Entries with chart source code =>
..........
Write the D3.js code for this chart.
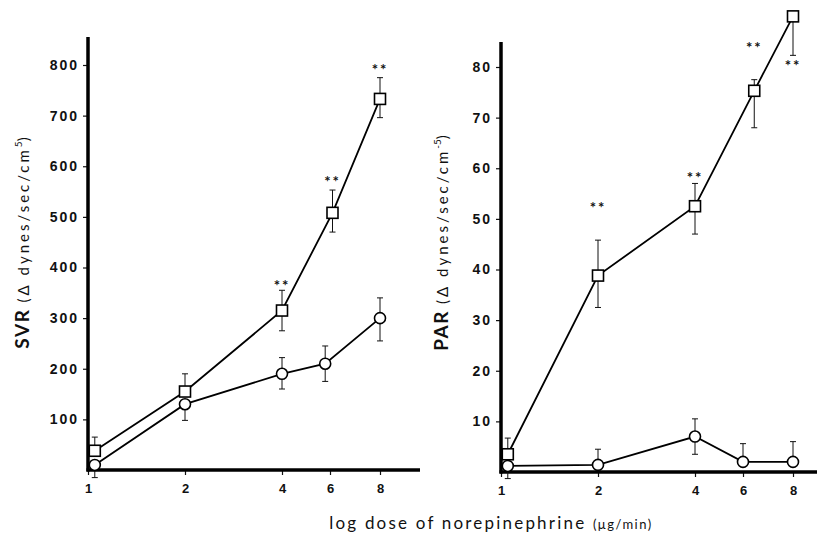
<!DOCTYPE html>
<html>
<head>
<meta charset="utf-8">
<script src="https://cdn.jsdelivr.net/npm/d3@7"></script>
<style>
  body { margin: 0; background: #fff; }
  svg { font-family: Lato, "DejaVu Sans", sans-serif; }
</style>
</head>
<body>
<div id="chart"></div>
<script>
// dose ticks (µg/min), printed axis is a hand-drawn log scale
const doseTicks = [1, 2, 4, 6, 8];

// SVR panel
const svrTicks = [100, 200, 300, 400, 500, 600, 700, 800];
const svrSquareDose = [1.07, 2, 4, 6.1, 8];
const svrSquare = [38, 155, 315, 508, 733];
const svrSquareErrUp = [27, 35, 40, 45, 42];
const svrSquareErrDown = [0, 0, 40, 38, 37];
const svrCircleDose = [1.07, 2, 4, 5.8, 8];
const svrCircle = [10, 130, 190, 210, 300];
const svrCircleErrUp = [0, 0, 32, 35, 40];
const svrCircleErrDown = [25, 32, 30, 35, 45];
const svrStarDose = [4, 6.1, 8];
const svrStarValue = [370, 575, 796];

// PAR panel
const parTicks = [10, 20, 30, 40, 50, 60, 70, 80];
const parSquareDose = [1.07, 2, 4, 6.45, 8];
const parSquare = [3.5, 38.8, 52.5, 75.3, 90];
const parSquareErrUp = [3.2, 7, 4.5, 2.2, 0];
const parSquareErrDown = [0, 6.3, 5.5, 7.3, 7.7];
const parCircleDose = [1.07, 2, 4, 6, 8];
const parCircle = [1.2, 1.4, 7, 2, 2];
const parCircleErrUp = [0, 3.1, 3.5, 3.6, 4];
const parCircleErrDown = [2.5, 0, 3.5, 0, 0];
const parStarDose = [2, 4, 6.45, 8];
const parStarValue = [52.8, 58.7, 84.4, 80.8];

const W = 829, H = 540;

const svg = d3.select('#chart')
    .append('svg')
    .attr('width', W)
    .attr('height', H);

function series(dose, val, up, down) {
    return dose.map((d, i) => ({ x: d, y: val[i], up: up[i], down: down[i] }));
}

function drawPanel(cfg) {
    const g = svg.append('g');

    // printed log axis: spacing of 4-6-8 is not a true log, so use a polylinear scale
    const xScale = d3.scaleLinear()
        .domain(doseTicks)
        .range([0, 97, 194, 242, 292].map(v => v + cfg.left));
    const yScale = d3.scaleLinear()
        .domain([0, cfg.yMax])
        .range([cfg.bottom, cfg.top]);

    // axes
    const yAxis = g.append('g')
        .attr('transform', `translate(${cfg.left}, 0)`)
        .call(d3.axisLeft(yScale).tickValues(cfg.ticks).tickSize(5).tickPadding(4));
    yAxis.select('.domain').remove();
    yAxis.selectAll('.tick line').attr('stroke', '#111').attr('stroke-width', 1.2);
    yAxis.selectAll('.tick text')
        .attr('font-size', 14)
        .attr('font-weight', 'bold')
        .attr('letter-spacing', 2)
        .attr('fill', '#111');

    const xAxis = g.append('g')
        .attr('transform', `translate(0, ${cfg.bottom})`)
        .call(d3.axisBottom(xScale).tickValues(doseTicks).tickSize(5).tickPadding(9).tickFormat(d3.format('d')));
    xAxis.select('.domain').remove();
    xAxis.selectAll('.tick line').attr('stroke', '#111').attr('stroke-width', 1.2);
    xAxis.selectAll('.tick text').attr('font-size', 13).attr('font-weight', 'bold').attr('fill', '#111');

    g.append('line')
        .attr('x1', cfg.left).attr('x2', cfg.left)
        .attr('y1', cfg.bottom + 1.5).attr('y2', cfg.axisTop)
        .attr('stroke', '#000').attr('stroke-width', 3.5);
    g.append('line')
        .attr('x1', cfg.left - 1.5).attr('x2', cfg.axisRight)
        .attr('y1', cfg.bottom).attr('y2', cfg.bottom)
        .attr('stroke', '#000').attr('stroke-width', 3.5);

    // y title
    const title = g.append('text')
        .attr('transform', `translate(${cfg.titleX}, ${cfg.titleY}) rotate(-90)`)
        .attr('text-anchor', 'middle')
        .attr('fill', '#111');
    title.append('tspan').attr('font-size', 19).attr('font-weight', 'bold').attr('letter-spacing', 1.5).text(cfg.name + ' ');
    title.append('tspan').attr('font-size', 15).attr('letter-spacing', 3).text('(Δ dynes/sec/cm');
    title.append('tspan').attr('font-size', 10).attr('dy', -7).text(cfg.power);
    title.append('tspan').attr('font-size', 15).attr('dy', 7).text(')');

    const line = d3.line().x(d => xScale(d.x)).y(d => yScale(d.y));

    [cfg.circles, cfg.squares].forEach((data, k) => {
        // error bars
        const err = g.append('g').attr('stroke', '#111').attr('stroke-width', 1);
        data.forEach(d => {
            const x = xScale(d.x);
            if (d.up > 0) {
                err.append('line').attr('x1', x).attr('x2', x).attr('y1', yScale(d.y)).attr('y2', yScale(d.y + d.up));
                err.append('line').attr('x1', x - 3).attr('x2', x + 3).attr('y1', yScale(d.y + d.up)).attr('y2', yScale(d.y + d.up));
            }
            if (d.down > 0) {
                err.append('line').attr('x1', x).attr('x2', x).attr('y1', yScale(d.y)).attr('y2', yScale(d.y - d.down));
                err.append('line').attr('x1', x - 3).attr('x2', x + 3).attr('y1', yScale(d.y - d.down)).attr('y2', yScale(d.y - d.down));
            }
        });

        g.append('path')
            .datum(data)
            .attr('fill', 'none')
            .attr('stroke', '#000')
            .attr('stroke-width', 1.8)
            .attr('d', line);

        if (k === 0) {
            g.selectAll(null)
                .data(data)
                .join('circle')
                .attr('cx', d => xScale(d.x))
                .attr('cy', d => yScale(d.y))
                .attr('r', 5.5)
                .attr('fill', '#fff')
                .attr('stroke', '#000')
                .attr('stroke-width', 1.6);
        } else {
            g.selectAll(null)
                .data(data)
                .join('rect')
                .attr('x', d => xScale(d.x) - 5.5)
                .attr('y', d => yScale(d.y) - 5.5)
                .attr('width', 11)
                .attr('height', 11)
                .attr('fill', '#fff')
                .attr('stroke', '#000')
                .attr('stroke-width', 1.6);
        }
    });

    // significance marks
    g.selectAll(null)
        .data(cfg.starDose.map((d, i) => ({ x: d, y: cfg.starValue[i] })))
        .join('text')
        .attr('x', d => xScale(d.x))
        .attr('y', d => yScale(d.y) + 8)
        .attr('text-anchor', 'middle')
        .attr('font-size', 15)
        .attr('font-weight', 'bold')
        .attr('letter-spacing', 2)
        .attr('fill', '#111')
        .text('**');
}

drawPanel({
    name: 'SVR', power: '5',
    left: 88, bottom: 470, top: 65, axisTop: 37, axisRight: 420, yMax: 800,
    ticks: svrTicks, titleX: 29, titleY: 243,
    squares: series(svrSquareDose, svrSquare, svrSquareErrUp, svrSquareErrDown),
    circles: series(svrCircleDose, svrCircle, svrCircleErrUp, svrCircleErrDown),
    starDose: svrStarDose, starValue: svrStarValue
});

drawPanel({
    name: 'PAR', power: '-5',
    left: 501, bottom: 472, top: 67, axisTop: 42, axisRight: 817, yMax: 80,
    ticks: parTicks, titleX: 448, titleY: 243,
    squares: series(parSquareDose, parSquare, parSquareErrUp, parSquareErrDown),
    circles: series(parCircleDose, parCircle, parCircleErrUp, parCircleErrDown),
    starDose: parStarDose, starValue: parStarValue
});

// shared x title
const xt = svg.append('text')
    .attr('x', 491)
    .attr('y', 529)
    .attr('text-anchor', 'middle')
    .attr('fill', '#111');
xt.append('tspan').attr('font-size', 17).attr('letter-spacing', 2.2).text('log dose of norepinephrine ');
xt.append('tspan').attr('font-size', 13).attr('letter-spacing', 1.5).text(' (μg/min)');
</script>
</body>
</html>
..........
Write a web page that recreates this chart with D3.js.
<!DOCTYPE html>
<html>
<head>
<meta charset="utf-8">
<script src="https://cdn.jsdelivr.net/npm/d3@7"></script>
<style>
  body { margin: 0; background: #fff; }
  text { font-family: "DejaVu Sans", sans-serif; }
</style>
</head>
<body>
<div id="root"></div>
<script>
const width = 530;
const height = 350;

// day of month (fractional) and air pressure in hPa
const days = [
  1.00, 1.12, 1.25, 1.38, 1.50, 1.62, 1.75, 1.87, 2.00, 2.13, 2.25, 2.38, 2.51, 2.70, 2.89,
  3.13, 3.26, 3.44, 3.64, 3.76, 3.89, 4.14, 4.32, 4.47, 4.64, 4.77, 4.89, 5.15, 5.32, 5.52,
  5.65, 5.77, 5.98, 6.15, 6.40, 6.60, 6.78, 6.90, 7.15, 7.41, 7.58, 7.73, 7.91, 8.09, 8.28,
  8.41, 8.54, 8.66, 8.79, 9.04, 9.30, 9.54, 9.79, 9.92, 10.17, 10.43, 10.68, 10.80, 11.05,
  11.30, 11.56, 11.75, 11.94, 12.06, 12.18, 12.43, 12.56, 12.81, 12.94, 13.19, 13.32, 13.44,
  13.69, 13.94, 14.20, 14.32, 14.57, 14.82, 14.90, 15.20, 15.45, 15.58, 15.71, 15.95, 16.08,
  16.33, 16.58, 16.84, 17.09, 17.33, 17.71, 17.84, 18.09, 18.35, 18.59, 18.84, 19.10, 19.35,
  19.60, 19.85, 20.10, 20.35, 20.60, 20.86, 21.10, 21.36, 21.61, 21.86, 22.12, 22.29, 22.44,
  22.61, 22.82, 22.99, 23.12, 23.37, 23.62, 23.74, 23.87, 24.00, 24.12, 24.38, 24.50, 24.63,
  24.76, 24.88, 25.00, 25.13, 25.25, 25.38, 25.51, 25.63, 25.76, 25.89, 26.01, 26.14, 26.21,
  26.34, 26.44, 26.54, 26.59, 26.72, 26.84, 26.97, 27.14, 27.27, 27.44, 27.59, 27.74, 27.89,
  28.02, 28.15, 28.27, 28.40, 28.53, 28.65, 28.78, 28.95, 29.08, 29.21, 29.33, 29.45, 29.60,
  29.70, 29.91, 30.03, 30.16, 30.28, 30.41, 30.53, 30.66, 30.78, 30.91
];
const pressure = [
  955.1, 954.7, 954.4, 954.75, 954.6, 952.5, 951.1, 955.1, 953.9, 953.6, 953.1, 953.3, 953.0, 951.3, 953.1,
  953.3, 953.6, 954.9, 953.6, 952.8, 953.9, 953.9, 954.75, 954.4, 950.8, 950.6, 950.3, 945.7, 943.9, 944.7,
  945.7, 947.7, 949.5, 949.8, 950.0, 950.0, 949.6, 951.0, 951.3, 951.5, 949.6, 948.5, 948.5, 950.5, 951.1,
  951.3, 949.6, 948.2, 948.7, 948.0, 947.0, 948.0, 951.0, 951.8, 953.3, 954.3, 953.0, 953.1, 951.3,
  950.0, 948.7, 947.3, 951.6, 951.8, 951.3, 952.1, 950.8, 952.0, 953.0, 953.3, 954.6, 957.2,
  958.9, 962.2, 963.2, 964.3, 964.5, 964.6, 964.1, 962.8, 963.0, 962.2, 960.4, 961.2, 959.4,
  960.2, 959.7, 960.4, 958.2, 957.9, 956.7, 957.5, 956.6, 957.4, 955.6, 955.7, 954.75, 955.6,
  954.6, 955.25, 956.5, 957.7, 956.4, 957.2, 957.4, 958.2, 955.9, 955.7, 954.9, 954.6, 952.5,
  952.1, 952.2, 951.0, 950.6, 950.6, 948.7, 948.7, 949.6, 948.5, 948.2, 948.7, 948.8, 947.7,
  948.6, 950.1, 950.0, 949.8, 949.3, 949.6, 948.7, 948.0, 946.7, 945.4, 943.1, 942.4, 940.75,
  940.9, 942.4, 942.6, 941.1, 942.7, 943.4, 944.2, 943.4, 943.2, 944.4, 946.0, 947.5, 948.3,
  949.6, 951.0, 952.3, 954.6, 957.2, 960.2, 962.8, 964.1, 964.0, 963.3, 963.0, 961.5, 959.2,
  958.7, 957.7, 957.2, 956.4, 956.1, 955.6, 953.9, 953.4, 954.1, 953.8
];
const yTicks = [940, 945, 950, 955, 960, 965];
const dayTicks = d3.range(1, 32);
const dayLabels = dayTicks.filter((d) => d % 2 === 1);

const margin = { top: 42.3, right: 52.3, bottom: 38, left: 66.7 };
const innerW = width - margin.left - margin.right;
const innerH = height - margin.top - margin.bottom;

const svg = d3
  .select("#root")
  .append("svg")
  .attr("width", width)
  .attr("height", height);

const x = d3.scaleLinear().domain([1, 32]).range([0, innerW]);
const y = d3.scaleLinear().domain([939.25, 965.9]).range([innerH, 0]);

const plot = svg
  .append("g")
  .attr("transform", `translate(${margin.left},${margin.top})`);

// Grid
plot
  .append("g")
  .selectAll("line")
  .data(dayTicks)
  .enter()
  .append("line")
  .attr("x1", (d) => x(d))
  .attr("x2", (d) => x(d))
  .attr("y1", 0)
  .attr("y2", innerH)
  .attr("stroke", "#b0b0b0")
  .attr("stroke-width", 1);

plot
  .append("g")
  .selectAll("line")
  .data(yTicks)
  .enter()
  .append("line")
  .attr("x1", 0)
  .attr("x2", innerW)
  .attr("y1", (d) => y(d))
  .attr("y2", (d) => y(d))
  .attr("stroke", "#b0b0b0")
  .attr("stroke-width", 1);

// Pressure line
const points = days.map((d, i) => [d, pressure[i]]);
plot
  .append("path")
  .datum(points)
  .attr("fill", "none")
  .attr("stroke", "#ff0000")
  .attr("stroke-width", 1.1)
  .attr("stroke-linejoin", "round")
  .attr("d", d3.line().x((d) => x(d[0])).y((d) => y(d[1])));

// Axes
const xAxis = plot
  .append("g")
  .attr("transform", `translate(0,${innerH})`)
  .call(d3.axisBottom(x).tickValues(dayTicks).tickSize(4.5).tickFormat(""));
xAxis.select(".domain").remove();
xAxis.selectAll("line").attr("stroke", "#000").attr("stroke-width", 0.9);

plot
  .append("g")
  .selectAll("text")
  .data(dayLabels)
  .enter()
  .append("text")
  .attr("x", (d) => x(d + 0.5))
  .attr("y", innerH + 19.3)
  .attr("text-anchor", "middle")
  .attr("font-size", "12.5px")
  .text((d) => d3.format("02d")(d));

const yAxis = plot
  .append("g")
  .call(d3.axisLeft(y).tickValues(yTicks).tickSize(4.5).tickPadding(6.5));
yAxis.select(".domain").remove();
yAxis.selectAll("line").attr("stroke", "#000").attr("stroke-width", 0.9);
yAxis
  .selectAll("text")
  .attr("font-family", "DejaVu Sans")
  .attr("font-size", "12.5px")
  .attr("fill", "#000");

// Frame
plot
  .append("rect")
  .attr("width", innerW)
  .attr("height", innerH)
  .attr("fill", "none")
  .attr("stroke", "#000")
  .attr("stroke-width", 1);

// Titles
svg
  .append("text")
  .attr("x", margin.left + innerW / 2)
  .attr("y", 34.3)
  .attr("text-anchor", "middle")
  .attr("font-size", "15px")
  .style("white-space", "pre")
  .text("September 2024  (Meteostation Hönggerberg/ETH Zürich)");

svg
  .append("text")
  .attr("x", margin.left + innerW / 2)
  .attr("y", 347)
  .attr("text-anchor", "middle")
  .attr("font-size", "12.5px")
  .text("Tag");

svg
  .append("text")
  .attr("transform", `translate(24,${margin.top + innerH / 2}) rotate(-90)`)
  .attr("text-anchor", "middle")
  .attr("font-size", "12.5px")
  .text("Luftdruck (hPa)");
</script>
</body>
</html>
..........
TASK => Word for word, repeat the lines above from the one with "Write the D3.js code for this chart." through the one with "const doseTicks = [1, 2, 4, 6, 8];", and nothing beyond them. Omit the pictures.

RESULT OF THE EXERCISE =>
Write the D3.js code for this chart.
<!DOCTYPE html>
<html>
<head>
<meta charset="utf-8">
<script src="https://cdn.jsdelivr.net/npm/d3@7"></script>
<style>
  body { margin: 0; background: #fff; }
  svg { font-family: Lato, "DejaVu Sans", sans-serif; }
</style>
</head>
<body>
<div id="chart"></div>
<script>
// dose ticks (µg/min), printed axis is a hand-drawn log scale
const doseTicks = [1, 2, 4, 6, 8];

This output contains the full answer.